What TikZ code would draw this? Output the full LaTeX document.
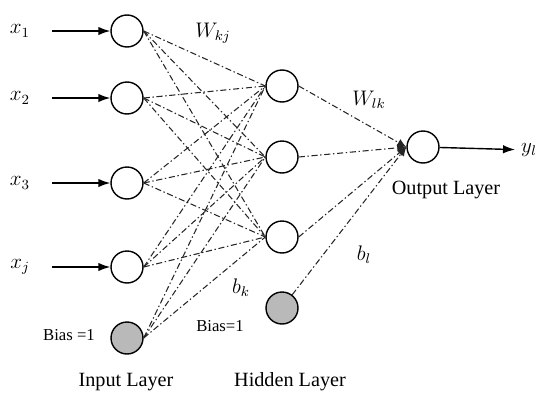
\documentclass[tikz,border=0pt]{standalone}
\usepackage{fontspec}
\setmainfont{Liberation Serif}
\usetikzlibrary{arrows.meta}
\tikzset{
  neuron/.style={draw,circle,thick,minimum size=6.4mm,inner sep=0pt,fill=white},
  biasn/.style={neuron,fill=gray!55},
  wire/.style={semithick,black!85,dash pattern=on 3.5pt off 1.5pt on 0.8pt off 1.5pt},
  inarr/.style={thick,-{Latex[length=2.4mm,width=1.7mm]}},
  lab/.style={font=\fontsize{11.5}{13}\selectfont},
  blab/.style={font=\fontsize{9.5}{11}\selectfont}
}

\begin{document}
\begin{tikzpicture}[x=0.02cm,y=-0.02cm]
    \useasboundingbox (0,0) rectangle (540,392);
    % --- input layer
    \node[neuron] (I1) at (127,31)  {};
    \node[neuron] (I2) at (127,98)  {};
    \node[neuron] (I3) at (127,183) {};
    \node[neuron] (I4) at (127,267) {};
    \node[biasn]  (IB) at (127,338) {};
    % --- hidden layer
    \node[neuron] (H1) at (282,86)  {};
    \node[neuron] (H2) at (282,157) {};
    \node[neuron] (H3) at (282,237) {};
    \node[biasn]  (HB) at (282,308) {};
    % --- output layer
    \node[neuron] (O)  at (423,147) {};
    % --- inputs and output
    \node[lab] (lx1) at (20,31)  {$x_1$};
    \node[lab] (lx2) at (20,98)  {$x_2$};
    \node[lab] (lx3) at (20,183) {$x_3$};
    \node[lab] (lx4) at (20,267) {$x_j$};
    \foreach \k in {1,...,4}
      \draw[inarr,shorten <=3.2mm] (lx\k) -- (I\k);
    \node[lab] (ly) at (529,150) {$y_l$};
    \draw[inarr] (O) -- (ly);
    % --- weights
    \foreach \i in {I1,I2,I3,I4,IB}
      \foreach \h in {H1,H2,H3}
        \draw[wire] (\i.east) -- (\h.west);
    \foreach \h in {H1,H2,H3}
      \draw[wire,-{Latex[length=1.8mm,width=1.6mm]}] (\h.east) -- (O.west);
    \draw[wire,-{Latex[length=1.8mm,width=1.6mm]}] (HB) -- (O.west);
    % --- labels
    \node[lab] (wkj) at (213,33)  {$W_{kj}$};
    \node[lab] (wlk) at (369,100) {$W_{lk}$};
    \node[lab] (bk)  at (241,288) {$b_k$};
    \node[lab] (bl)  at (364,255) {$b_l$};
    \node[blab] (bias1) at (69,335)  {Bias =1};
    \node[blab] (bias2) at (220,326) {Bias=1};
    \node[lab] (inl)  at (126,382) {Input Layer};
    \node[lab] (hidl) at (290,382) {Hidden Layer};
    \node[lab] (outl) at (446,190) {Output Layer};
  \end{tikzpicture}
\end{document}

+ + + + +

The exercise: Repeat all of the data above word for word, minus the pictures.

Final answer:
What TikZ code would draw this? Output the full LaTeX document.
\documentclass[tikz,border=0pt]{standalone}
\usepackage{fontspec}
\setmainfont{Liberation Serif}
\usetikzlibrary{arrows.meta}
\tikzset{
  neuron/.style={draw,circle,thick,minimum size=6.4mm,inner sep=0pt,fill=white},
  biasn/.style={neuron,fill=gray!55},
  wire/.style={semithick,black!85,dash pattern=on 3.5pt off 1.5pt on 0.8pt off 1.5pt},
  inarr/.style={thick,-{Latex[length=2.4mm,width=1.7mm]}},
  lab/.style={font=\fontsize{11.5}{13}\selectfont},
  blab/.style={font=\fontsize{9.5}{11}\selectfont}
}

\begin{document}
\begin{tikzpicture}[x=0.02cm,y=-0.02cm]
    \useasboundingbox (0,0) rectangle (540,392);
    % --- input layer
    \node[neuron] (I1) at (127,31)  {};
    \node[neuron] (I2) at (127,98)  {};
    \node[neuron] (I3) at (127,183) {};
    \node[neuron] (I4) at (127,267) {};
    \node[biasn]  (IB) at (127,338) {};
    % --- hidden layer
    \node[neuron] (H1) at (282,86)  {};
    \node[neuron] (H2) at (282,157) {};
    \node[neuron] (H3) at (282,237) {};
    \node[biasn]  (HB) at (282,308) {};
    % --- output layer
    \node[neuron] (O)  at (423,147) {};
    % --- inputs and output
    \node[lab] (lx1) at (20,31)  {$x_1$};
    \node[lab] (lx2) at (20,98)  {$x_2$};
    \node[lab] (lx3) at (20,183) {$x_3$};
    \node[lab] (lx4) at (20,267) {$x_j$};
    \foreach \k in {1,...,4}
      \draw[inarr,shorten <=3.2mm] (lx\k) -- (I\k);
    \node[lab] (ly) at (529,150) {$y_l$};
    \draw[inarr] (O) -- (ly);
    % --- weights
    \foreach \i in {I1,I2,I3,I4,IB}
      \foreach \h in {H1,H2,H3}
        \draw[wire] (\i.east) -- (\h.west);
    \foreach \h in {H1,H2,H3}
      \draw[wire,-{Latex[length=1.8mm,width=1.6mm]}] (\h.east) -- (O.west);
    \draw[wire,-{Latex[length=1.8mm,width=1.6mm]}] (HB) -- (O.west);
    % --- labels
    \node[lab] (wkj) at (213,33)  {$W_{kj}$};
    \node[lab] (wlk) at (369,100) {$W_{lk}$};
    \node[lab] (bk)  at (241,288) {$b_k$};
    \node[lab] (bl)  at (364,255) {$b_l$};
    \node[blab] (bias1) at (69,335)  {Bias =1};
    \node[blab] (bias2) at (220,326) {Bias=1};
    \node[lab] (inl)  at (126,382) {Input Layer};
    \node[lab] (hidl) at (290,382) {Hidden Layer};
    \node[lab] (outl) at (446,190) {Output Layer};
  \end{tikzpicture}
\end{document}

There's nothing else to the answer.